Right, I didn't mean to imply that even in non-metric spaces they're the same objects expressed in different bases per se. I'm just trying to point out that vectors in the cotangent space (cotangent vectors, one-forms, co-vectors) are not fundamentally different from vectors in the tangent space (tangent vectors, ordinary "vectors"). They still obey all the usual vector space axioms and such, so for me personally, it's more sensible to refer to both as vectors, just ones living in different, incompatible spaces that can't be related to each other without a metric. That may be just me, though.

 

[Fredrik]

vectors are (1,0) tensors

Do you understand that this is only true in the sense that there's an isomorphism from the tangent space to the vector space of (1,0) tensors? The latter isn't the tangent space, it's the dual space of the dual space of the tangent space, as explained here:

If V is a finite-dimensional vector space over R (the real numbers), it's dual space V* is defined as the set of linear functions from V into R. Since V* is also a finite-dimensional vector space, we can use the same definition to construct its dual space V**.

Note that V is isomorphic to V**. Just define f:V→V** by f(v)v*=v*v for all v* in V*. This f is an isomorphism, and it's the reason why you can think of V** as "the same thing" as V.

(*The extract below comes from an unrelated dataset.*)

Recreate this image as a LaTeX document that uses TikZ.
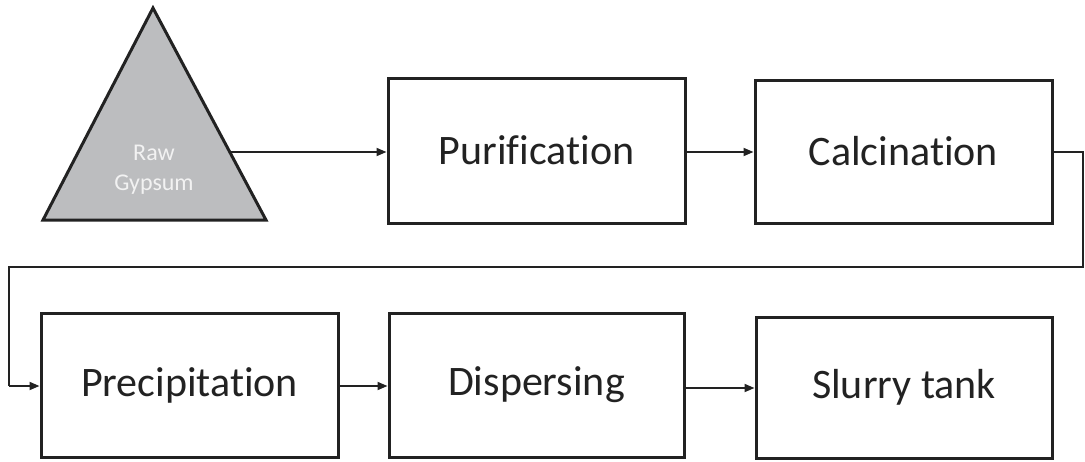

I think the post I linked to at the end of post #9 would be good for you. It's a decent place to get an overview of the basics (if you read the posts I linked to in there as well; the quote above is from one of those posts).

 

[dydxforsn]

Dydxforsn's Law of Vector/Tensor Analysis in Differential Geometry: Invariably, every conversation about vectors and tensor (in the context of general curvilinear coordinates) devolves into a discussion about the differences and similarities (usually semantics) between "vectors" and "one-forms".